While inflation had always traditionally been thought of as a negative factor for currencies since it lowers the value of money in general, the opposite has actually been the case in modern times with the relaxation of cross-border capital controls. Moderately higher inflation now tends to lead central banks to put up their interest rates, which in turn has the effect of attracting more capital inflows from global investors seeking a lucrative place to keep their money. This increases demand for the local currency, which in the case of Australia is the Aussie Dollar.

Macroeconomic data gauges the health of an economy and can have an impact on the value of its currency. Investors prefer to invest their capital in economies that are safe and growing rather than precarious and shrinking. Greater capital inflows increase the aggregate demand and value of the domestic currency. Classic indicators, such as GDP, Manufacturing and Services PMIs, employment, and consumer sentiment surveys can influence AUD. A strong economy may encourage the Reserve Bank of Australia to put up interest rates, also supporting AUD.

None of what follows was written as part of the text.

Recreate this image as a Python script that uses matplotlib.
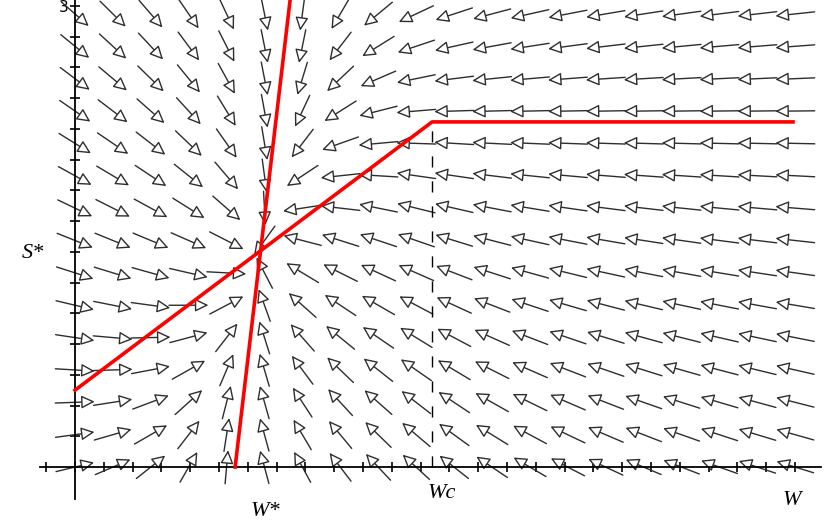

Quantitative Easing (QE) is a tool used in extreme situations when lowering interest rates is not enough to restore the flow of credit in the economy. QE is the process by which the Reserve Bank of Australia (RBA) prints Australian Dollars (AUD) for the purpose of buying assets – usually government or corporate bonds – from financial institutions, thereby providing them with much-needed liquidity. QE usually results in a weaker AUD.

Quantitative tightening (QT) is the reverse of QE. It is undertaken after QE when an economic recovery is underway and inflation starts rising. Whilst in QE the Reserve Bank of Australia (RBA) purchases government and corporate bonds from financial institutions to provide them with liquidity, in QT the RBA stops buying more assets, and stops reinvesting the principal maturing on the bonds it already holds. It would be positive (or bullish) for the Australian Dollar.